Yes Webb was great especially compared to Dem rebuttals of recent years that just stank
Couldn’t agree more. For example, Maha, your dogged and increasingly absurd refusal to face up to the reality of 9/11.
Sent to Chris via email, to be sure he sees it:
“I thought you’d like to know that I was in lower Manhattan on 9/11. I watched the World Trade Center towers collapse with my own eyes, not on television.
“I do believe I understand the ‘reality’ of what happened a damn lot better than you do.
“The difference is that I’m not as big a coward and am not prepared to chuck the Bill of Rights to get a false sense of security.”
I am a dinosaur who can’t avoid what I know from history.
Lincoln delivered his Gettysburg Address after a famed orator whose name escapes me had spoken for over an hour. In a speech that lasted only a few minutes, Lincoln laid bare the essential justification for a war that wracked the souls of men of conscience on both sides of the conflict.
Webb did not try to fill all the time allowed for a rebuttal. He hit a few points hard and clear about the failure of domestic and international policy with the promise of oversight and leadership. I found his arguments compelling and his sincerity exhilarating. I wanted to cheer his speech. No, it won’t go down with the Gettysburg address, but it may mark the turning point for the Bush tyrany, the beginning of the end.
You would have enjoyed Sherrod Brown’s maiden speech on the floor of the senate. It had passion and guts. It spoke about the middle class. It moved Robert Byrd to stand up right after and comment to the house that it was one of the best maiden speeches. He said it was elegant, passionate and spoke from the heart. He said he hoped the middle class would know they had a rare champion and afterwards, Kennedy complimented him as well.
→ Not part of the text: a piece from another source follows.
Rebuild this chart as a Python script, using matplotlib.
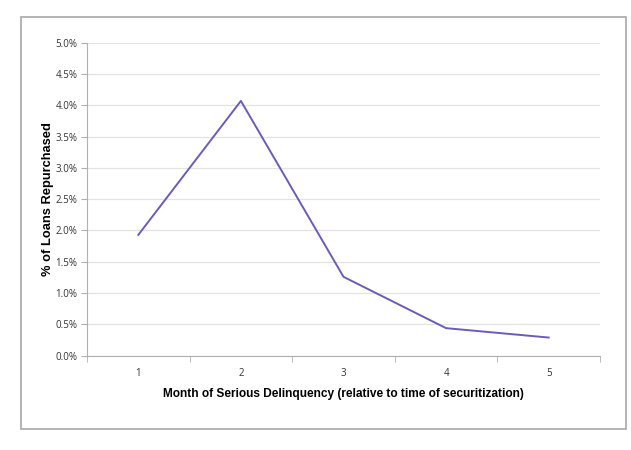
import matplotlib
matplotlib.use("Agg")
import matplotlib.pyplot as plt
from matplotlib.patches import Rectangle
from matplotlib.ticker import FuncFormatter, MultipleLocator

months = [1, 2, 3, 4, 5]
pct_repurchased = [1.93, 4.07, 1.26, 0.44, 0.29]

fig = plt.figure(figsize=(6.31, 4.5), dpi=100)
ax = fig.add_axes([87 / 631, 1 - 355.7 / 450, 513 / 631, 313 / 450])

ax.plot(months, pct_repurchased, color="#6B5BBE", linewidth=1.4)

ax.set_xlim(0.5, 5.5)
ax.set_ylim(0, 5)
ax.yaxis.set_major_locator(MultipleLocator(0.5))
ax.yaxis.set_major_formatter(FuncFormatter(lambda v, p: "%.1f%%" % v))
ax.grid(axis="y", color="#e3e3e3", linewidth=0.9)
ax.set_axisbelow(True)

ax.set_xticks(months)
ax.set_xticks([0.5, 1.5, 2.5, 3.5, 4.5, 5.5], minor=True)
ax.tick_params(axis="x", which="major", length=0, pad=9)
ax.tick_params(axis="x", which="minor", length=4, color="#b0b0b0")
ax.tick_params(axis="y", length=4, color="#b0b0b0", pad=3)
ax.tick_params(labelsize=7, labelcolor="#333333")
for lab in ax.get_xticklabels() + ax.get_yticklabels():
    lab.set_family("Open Sans")

for s in ["top", "right"]:
    ax.spines[s].set_visible(False)
for s in ["left", "bottom"]:
    ax.spines[s].set_color("#b0b0b0")

ax.set_xlabel("Month of Serious Delinquency (relative to time of securitization)",
              fontsize=8.6, fontweight="bold", family="Liberation Sans", labelpad=6)
ax.set_ylabel("% of Loans Repurchased", fontsize=9.3, fontweight="bold",
              family="Liberation Sans", labelpad=1)

fig.patches.append(Rectangle((20.5 / 631, 21 / 450), 605.5 / 631, 412 / 450,
                             transform=fig.transFigure, fill=False,
                             edgecolor="#a8a8a8", linewidth=1.2))

fig.savefig("out.png", dpi=100)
I saw Byrd sitting behind Brown as he spoke and his eyes were closed and his head moved to the words like he was being carried away.
Um – Chris? The fact that I am able to respond to your comment pretty much undermines the premise of said comment. I challenge you to go to a site like – oh let’s pick one – I know – how about HOTAIR. Then come back here and talk about:
“deny the floor to any but your own acolytes, and project delusional motivations on anyone who sees through the pretty facade.”
Re: Gettysburg, it was Edward Everett, and his speech went on for two hours. (No, I didn’t know this, I looked it up in Wikipedia.)
I thought Webb’s speech was terrific.
This idiocy about soaring rhetoric and eloquence is another sad legacy of the Reagan era, when people became habituated to Noonan’s blarney and bullshit, and learned to mistake that for eloquence.
I’d forget about LaFauci. He’s just a chiseler who is out of a job.